The ad also runs against NASA regulations that prohibit the agency from endorsing "a commercial product, service or activity."

"Astronauts or employees who are currently employed by NASA cannot have their names, likenesses or other personality traits displayed in any advertisements or marketing material," the rules say.

The Trump campaign did not respond to a request for comment.

An online petition urging the campaign to remove the ad had more than 7,000 signatures by Friday. "NASA and the space industry as a whole have long tried to stay out of politics, and, until this Administration, that goal was at least partly attained," the petition read.

Trump has made space a priority, and has sought to increase NASA's budget significantly to fuel an attempt to return astronauts to the bay by 2024 under a dramatically expedited timeline that many think impossible.

Trump bragged recently that his administration has "reinvigorated" NASA, which he wrongly said "was dead as a door nail, but now it's very much alive."

NASA began relying on the private sector for launches to the space station under President George W. Bush when it hired SpaceX and a company then called Orbital Sciences to fly cargo and supplies there.
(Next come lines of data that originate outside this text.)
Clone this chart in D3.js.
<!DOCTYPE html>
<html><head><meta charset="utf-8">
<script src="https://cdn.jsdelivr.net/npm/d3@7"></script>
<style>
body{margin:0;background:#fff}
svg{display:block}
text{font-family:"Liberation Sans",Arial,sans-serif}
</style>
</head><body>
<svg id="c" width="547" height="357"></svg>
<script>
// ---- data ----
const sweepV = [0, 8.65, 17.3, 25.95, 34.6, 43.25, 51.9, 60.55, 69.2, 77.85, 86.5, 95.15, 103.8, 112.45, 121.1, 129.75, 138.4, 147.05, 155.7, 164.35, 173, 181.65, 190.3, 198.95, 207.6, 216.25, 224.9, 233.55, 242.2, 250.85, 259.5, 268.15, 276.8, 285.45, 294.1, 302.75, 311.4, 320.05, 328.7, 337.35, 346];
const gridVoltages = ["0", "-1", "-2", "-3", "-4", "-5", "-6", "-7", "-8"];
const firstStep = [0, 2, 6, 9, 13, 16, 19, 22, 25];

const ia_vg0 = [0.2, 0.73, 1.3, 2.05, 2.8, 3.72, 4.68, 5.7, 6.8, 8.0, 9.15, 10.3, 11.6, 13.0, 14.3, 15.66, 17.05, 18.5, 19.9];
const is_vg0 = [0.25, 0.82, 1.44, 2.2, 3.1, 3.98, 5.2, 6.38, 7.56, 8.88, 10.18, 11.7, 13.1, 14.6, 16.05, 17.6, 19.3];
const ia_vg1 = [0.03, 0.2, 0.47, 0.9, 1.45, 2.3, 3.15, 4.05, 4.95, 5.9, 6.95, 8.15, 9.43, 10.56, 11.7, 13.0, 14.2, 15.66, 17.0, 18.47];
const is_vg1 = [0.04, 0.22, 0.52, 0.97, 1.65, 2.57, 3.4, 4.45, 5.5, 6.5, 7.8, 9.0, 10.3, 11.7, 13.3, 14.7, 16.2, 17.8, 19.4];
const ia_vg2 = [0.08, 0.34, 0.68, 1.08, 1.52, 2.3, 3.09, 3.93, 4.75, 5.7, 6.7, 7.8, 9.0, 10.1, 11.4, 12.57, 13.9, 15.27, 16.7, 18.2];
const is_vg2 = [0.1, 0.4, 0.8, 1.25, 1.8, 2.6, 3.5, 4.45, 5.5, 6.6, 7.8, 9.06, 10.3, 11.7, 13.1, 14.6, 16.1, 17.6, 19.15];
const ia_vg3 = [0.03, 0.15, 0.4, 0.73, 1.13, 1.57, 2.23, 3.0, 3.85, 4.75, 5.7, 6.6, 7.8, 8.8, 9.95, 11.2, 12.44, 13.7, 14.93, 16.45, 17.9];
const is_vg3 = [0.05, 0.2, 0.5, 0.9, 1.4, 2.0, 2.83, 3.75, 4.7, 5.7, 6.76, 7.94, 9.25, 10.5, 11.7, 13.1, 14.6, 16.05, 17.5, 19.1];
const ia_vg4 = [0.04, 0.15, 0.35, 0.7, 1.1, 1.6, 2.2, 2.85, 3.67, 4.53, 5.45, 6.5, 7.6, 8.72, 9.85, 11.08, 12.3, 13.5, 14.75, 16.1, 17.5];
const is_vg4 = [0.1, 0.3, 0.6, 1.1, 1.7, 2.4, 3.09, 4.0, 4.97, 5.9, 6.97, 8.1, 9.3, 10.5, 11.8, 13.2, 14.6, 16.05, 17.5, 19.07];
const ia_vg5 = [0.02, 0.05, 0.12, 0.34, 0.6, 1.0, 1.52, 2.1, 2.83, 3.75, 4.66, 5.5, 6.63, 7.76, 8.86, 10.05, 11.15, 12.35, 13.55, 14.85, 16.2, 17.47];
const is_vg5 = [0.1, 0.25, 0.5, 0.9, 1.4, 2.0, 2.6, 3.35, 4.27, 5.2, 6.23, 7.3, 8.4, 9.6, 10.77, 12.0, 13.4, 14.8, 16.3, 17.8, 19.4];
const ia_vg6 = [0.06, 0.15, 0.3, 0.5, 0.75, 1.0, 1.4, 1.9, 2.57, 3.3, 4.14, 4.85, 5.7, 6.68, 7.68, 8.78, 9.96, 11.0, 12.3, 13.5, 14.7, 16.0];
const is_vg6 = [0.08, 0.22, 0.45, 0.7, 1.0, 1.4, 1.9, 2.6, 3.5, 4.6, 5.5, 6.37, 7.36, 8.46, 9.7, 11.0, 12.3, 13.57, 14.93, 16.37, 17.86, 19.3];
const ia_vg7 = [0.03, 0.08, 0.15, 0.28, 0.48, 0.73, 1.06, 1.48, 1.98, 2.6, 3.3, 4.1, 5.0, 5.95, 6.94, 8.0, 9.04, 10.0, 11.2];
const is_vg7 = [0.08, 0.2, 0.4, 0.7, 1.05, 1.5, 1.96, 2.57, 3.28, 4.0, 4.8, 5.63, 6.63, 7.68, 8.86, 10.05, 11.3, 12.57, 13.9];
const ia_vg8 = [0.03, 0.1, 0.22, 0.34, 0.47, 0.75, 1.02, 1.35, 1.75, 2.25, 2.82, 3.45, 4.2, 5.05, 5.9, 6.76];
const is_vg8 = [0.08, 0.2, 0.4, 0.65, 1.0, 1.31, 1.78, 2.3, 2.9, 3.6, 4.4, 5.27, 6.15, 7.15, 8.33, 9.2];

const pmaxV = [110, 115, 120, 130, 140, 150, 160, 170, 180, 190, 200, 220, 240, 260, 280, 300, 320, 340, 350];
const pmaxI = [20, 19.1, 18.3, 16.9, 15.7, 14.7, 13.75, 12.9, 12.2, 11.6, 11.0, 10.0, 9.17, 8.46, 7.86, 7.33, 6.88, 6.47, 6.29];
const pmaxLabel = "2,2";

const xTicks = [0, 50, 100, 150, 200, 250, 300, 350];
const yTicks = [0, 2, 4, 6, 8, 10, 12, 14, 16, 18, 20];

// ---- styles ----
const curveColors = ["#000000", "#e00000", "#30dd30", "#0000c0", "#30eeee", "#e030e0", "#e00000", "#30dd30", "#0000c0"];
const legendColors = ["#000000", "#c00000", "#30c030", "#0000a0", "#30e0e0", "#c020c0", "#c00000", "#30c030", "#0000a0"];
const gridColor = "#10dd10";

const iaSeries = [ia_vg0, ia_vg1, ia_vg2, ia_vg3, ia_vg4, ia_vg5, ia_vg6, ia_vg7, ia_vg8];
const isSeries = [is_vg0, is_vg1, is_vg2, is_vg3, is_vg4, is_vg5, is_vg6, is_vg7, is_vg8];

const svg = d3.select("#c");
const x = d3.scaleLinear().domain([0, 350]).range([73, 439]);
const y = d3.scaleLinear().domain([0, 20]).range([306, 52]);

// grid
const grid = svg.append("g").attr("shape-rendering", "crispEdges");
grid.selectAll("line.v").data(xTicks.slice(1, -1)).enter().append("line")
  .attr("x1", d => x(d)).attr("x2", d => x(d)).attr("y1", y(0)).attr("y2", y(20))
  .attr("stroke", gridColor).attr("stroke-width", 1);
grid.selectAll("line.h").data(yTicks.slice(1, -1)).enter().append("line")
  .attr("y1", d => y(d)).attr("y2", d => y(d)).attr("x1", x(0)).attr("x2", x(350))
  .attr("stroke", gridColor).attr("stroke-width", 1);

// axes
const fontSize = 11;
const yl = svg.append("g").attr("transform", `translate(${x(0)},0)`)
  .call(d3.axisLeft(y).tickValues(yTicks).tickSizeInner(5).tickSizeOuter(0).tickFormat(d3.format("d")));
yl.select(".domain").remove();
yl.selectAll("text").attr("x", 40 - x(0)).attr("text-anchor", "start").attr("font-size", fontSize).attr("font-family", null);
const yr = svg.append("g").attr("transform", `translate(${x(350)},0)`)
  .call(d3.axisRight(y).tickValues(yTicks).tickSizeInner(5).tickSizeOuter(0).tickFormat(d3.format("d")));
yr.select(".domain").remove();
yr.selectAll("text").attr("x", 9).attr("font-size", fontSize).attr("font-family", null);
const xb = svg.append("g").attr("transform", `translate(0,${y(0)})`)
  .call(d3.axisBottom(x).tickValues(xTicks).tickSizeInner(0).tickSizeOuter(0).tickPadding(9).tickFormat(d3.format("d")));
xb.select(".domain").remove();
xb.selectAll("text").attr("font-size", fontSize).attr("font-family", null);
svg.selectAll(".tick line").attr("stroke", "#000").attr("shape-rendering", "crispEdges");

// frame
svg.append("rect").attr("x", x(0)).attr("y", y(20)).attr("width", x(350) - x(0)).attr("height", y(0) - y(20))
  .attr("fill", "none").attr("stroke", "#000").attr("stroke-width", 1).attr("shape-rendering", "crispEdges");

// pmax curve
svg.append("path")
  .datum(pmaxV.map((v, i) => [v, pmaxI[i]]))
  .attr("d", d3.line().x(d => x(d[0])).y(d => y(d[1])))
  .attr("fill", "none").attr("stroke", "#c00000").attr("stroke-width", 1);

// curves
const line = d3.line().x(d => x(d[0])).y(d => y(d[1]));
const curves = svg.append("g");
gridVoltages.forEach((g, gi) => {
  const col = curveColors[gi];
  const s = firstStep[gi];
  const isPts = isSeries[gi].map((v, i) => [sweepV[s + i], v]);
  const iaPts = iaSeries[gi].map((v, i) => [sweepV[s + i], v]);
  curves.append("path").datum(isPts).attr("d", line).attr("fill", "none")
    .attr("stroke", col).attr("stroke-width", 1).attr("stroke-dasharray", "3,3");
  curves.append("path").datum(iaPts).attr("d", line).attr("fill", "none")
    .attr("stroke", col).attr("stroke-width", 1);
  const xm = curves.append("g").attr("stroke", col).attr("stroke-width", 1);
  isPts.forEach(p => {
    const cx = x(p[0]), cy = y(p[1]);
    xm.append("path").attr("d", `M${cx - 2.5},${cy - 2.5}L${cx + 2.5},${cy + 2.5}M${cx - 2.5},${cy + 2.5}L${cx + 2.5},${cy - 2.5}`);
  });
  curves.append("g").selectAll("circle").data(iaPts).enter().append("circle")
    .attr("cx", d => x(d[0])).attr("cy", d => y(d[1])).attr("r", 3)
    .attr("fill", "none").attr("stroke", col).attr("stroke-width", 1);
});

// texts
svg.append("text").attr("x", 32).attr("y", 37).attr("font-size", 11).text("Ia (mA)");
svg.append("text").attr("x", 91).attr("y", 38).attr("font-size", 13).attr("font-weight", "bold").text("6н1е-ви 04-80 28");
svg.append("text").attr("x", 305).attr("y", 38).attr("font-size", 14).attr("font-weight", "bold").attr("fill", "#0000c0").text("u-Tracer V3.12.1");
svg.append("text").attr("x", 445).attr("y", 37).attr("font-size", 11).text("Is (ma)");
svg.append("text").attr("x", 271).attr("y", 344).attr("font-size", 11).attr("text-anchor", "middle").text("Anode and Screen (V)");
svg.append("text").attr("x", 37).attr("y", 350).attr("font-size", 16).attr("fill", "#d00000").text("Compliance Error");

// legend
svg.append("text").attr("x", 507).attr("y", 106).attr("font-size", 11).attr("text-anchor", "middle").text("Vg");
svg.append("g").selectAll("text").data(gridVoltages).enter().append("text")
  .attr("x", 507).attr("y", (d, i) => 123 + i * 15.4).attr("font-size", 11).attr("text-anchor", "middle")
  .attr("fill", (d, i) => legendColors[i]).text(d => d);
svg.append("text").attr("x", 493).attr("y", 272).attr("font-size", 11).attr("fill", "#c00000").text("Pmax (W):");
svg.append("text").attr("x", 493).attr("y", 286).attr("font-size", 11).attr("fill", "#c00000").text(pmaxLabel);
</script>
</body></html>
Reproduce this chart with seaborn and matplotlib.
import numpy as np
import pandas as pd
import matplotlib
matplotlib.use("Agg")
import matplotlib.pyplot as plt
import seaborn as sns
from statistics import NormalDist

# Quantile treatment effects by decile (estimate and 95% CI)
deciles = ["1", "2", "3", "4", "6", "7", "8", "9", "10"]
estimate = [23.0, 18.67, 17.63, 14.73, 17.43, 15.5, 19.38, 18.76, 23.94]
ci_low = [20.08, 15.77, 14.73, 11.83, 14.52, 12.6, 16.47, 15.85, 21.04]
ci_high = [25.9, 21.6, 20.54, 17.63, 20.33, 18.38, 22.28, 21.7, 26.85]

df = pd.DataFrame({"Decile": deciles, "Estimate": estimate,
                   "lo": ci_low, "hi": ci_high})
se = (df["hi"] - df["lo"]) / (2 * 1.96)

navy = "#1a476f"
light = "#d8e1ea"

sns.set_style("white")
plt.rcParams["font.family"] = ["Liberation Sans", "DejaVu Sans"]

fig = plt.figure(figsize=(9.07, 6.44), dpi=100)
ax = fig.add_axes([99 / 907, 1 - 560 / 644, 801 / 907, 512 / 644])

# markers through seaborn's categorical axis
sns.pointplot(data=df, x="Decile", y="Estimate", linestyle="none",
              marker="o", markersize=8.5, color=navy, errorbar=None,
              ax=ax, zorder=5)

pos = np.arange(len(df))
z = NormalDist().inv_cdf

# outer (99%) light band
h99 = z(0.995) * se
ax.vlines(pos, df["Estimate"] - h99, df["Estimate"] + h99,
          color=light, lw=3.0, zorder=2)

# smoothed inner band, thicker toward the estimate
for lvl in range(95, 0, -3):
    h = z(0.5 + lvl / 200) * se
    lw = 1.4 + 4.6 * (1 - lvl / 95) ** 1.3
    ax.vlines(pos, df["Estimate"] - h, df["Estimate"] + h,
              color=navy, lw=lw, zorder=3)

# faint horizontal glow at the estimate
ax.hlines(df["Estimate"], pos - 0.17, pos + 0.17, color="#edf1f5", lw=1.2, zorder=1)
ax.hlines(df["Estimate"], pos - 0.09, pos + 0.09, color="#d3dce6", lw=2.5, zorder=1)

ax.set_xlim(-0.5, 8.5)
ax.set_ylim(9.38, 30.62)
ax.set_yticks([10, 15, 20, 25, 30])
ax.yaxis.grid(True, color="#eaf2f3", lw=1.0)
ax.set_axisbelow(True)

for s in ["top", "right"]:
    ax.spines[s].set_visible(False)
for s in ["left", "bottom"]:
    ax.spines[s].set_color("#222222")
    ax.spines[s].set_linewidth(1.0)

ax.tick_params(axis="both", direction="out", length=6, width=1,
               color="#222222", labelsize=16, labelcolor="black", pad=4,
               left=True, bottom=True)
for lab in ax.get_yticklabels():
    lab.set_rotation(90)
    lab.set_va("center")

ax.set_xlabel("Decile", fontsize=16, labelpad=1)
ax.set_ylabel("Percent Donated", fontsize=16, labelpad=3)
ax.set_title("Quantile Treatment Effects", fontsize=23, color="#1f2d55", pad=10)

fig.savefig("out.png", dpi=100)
Under President Barack Obama, the space agency extended the program to hire two companies, SpaceX and Boeing, to fly its astronauts in what was a controversial decision, derided by many who thought the private sector should not be entrusted with the lives of NASA's astronauts.

NASA administrator Jim Bridenstine, however, has gone out of his way to praise his predecessor, Charlie Bolden, who served as the head of the space agency under Obama.

"Charlie Bolden did just yeoman's work in order to get this program off the ground, get if going," he said in the days leading up to the launch. "And here we are, all these years later, having this success."

He added that the program “demonstrates the success when you have continuity of purpose going from one administration to the next.”